Protest Strike Against Pashtun Activist’s Alleged Killing By Pakistan Police

Arman Luni's elderly mother (R) and lawmaker and senior PTM leader Ali Wazir at his funeral late on February 3.

Major cities across Pakistan’s restive southwestern province of Balochistan have been shut down as part of a protest strike against the alleged killing of a senior leader of a Pashtun civil rights movement by police.

Most businesses in the region remained closed on February 4 as several political parties, traders, and lawyers backed a call to protest the February 2 death of Arman Luni, a senior member of the Pashtun Tahafuz Movement (PTM).

Authorities in the province have ordered a probe into Luni’s death. But PTM leaders say he died after a targeted attack by police at a protest sit-in Balochistan’s Loralai city. A major hospital in the provincial capital, Quetta, has yet to issue a final autopsy report.

The police have yet to register a First Information Report (FIR), an initial police complaint that is a prerequisite for launching a criminal probe.

“This entire region is seething with anger,” Senator Usman Kakar, a lawmaker and leader of the Pashtunkhwa Milli Awami Party (PMAP), told mourners on February 4. “This is why everywhere from Quetta [in the south] to Sherani in the north is voluntarily observing a complete shutdown.”

Most businesses remained closed in Quetta, Pishin, Loralai, Zhob, Killa Saifullah, Chaman, Harnai, and other major towns of Balochistan’s northern districts along the Afghan border. Pashtuns make up a majority of residents in these regions.

The strike was initially called by the region’s secular PMAP. Later, the Islamist Jamiat Ulma-e Islam, secular Awami National Party, Balochistan National Party, Pakistan Peoples Party, Pakhtunkhwa Qaumi Party, and traders and lawyers’ associations backed the protest.

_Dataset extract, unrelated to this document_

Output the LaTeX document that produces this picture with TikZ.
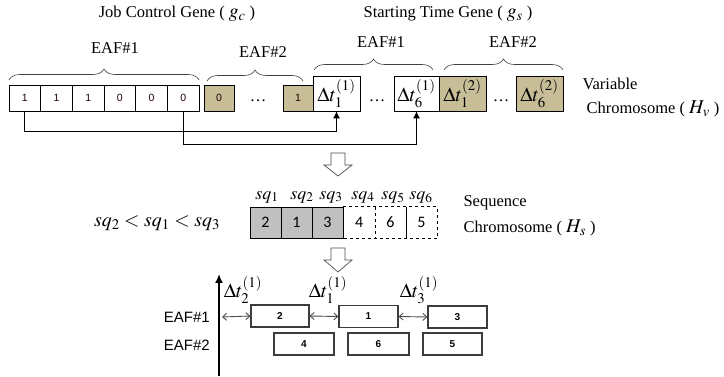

Most businesses remained closed in Quetta, Pishin, Loralai, Zhob, Killa Saifullah, Chaman, Harnai, and other major towns of Balochistan’s northern districts

“We want an FIR registered against the accused police officer,” Munir Kakar, a leader of the lawyers’ association in Balochistan, told Radio Mashaal on February 4. “We want the government to immediately form an independent and autonomous parliamentary commission to thoroughly investigate this issue.”

Earlier on February 3, lawmaker Mohsin Dawar, a senior PTM leader, blamed the police for killing Luni.

"It was a targeted attack on him by police. I think his neck was broken, and this was confirmed in the postmortem," he told Reuters, adding that Luni was killed for his "association with the PTM.”

Arman Luni was a pen name for Mohammad Ibrahim. The 35-year-old poet taught Pashto literature at a college in Qilla Saifullah and was considered a supporter of PMAP, a Pashtun nationalist party with a sizeable following among Balochistan’s Pashtuns.

He joined the PTM after its emergence in February last year. Together with his younger outspoken sister Waranga Luni, he regularly participated in the movement’s protests against forced disappearances and extrajudicial killings and to demand peace for Pakistan’s more than 30 million Pashtuns.

Tens of thousands of Pashtuns were killed and millions displaced during after the emergence of a Taliban and Al-Qaeda insurgency in their western homeland along Afghanistan’s border in 2003.

Luni was a key leader of a four-day sit-in protest in Loralai that began after at least eight people were killed in a militant attack on a police recruitment exam in the dusty city on January 29.

Sadiq Khan, a lawyer in Loralai, says Luni was killed on February 2 after a police officer hit him with the butt of an Ak-47.

“Immediately after the incident, we wanted to register an FIR, but the police are so far resisting to register one,” he claimed.

Officials in Balochistan, however, say they are probing the incident. According to Pakistani media reports, Jam Kamal Khan, Balochistan’s chief minister or senior elected civilian official, has asked officials to file an initial report about the incident until February 5.

But Balochistan Home and Tribal Affairs Minister Mir Ziaullah Langau maintains that Luni died of a heart attack.

“Local police have submitted their initial report to me, and it says that he died of a heart attack,” he told Radio Mashaal. “The initial postmortem examination in Loralai also says that there were no signs of torture on his corpse. Still, we are going to investigate this issue in detail and will punish everyone involved.”

The results of a more detailed autopsy in Balochistan’s capital, Quetta, on February 3 are not known yet. In a February 4 statement, the Civil Hospital Quetta said the postmortem report could take some time.

Late on February 3, Luni’s funeral in Qilla Saifullah attracted thousands of mourners. Supporters also offered his “absentia” funeral prayers in many towns and cities of Pakistan and Afghanistan on February 3 and 4.

PTM leader Mansoor Pashteen has called on Pashtuns to protest Luni’s killing across Pakistan and in diaspora communities across the globe on February 5.

Radio Mashaal Correspondent Majeed Babar contributed reporting from Prague.